I'm having difficulty understanding how to choose the $F(x)$ given $F_n(x)$ in uniform convergence. For reference, I'm speaking about the formula: $||F(x) - F_n(x)|| < \epsilon$ whenever $x \in D, n \geq N$

It seems that everyone just puts the function evaluated at $0$, but I am not sure if that's correct.

The problem I'm working on is showing that $\gamma_n(t) = (\frac{1}{1 + nt}, \frac{t}{n})$ does not converge uniformly on $[0,1]$

I know that I need to find an $N \in \mathbb{N}$ for my $n$ which does not depend on $t$. In this case, I would be needing to show that it doesn't exist. I guess I'm just not sure how I can show that the $N$ doesn't exist.

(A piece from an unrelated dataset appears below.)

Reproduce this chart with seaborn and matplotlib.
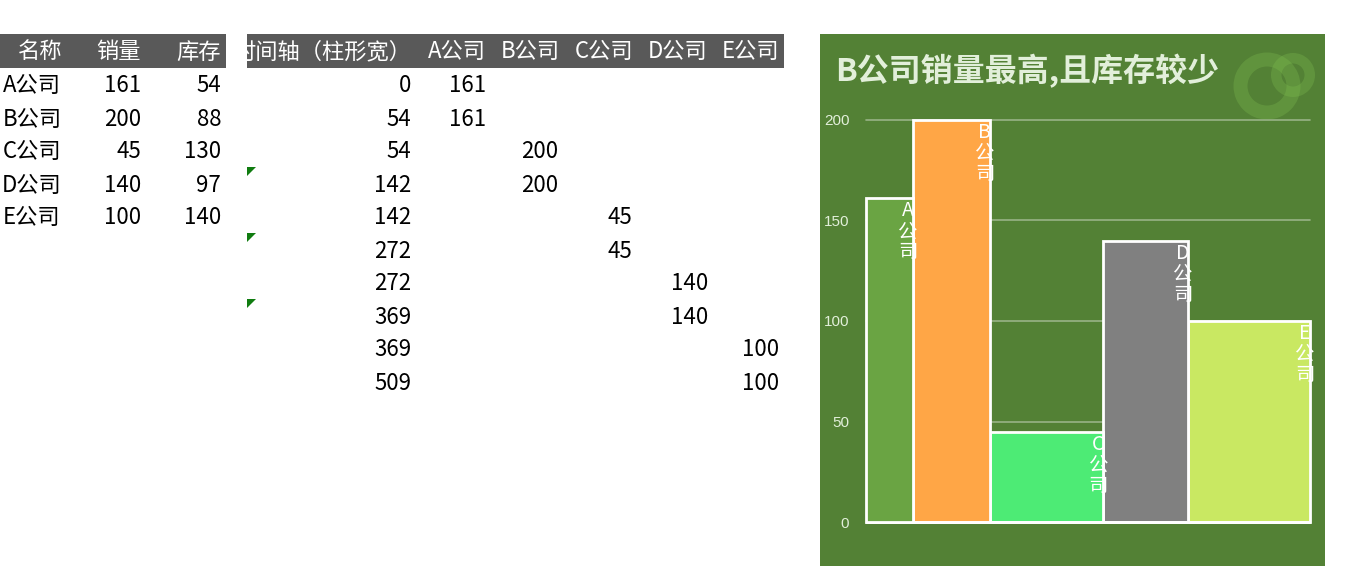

EDIT: I'm wanting to show that $\gamma_n \rightarrow \gamma$, so does this mean that my $\gamma(t) = (0, 0)$ when $n$ is sufficiently large?

Answer 1

If $F_n$ is going to converge uniformly to anything, then that thing will be the same as the pointwise limit of $F_n$. The reason: for each $x$, $$ |F_n(x)-F(x)|\le \sup_x|F_n(x)-F(x)|=:||F_n-F||, $$ so if $||F_n-F||\to0$, then $F_n(x)\to F(x)$ for every $x$. So your only choice for the uniform limit of $F_n$ is the pointwise limit.

In your example, you should check that the pointwise limit of the $\gamma_n$ is: $$ \gamma(t):=\begin{cases} (1,0)&\text{if $t=0$}\\ (0,0)&\text{otherwise} \end{cases}. $$ Your job is to decide whether the convergence of $\gamma_n$ to $\gamma$ is uniform (we've already established pointwise convergence). Hint: Show each function $\gamma_n$ is continuous. Is the limiting function $\gamma$ continuous?

Answer 2

Compute $||\gamma_n(1/n)-\gamma(1/n)||$. Then you will see that $||\gamma_n(1/n)-\gamma(1/n)||>2$ for all $n$. This shows that the convergence of $(\gamma_n)$ is not uniform.